The best answer gives a hierarchy. First identify the code. Then identify the format: bottle, tub, tray, film, foam or cap. Then check cleanliness and local acceptance. Finally, avoid wishcycling. This structure is short enough for a featured answer and detailed enough for a reader who wants to act correctly.

How to use recycling data at home or work

A household can review the rejected items that keep appearing beside the bin. A workplace can run a one-day waste sort to see whether people are confused by cups, films, food residue or mixed packaging. A school can place accepted examples above bins instead of relying on abstract labels. The point is to make the right action visible at the moment of disposal.

For businesses, the same data can influence purchasing. If a cafeteria buys packaging that the local system rejects, the recycling message is already broken before customers arrive. Better procurement asks whether the product fits the local route, not only whether a supplier calls it recyclable.

Bottom line

Plastic recycling symbols are useful when they are treated as the first clue, not the final instruction.
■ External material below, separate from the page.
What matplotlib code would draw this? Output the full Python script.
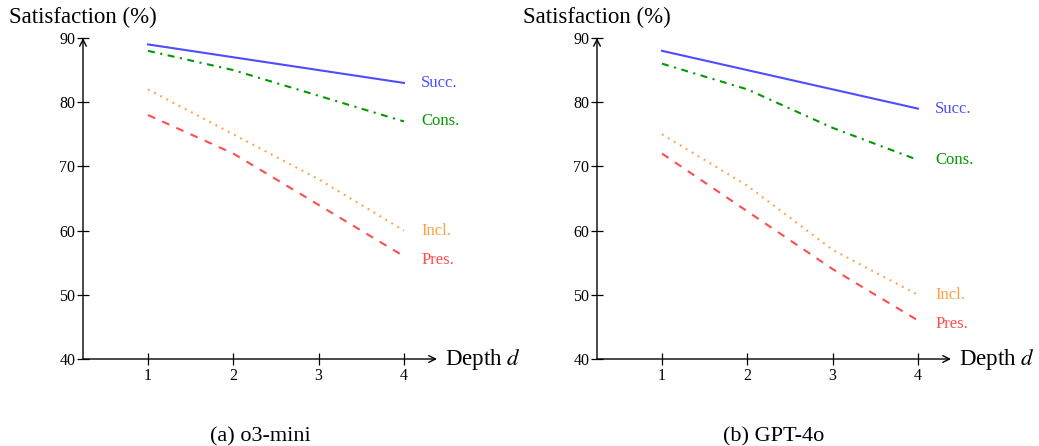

The number tells you what the material broadly is. Your local system tells you whether that exact item can be collected and processed. The cleaner habit is to reduce unnecessary packaging, reuse what is durable, sort accepted materials well and stop sending confusing items into the wrong stream. Good recycling is specific, local and honest about limits.

Frequently asked questions

Does the recycling symbol mean recyclable?

No. It usually identifies plastic resin type. Local acceptance depends on collection rules, equipment, contamination and markets.

Which plastic numbers are easiest to recycle?

PET number 1 and HDPE number 2 are often the easiest in many systems, but local rules still decide.

Why are black plastic trays often rejected?

Some sorting systems struggle to detect black plastic, and tray formats may have lower value or different additives than bottles.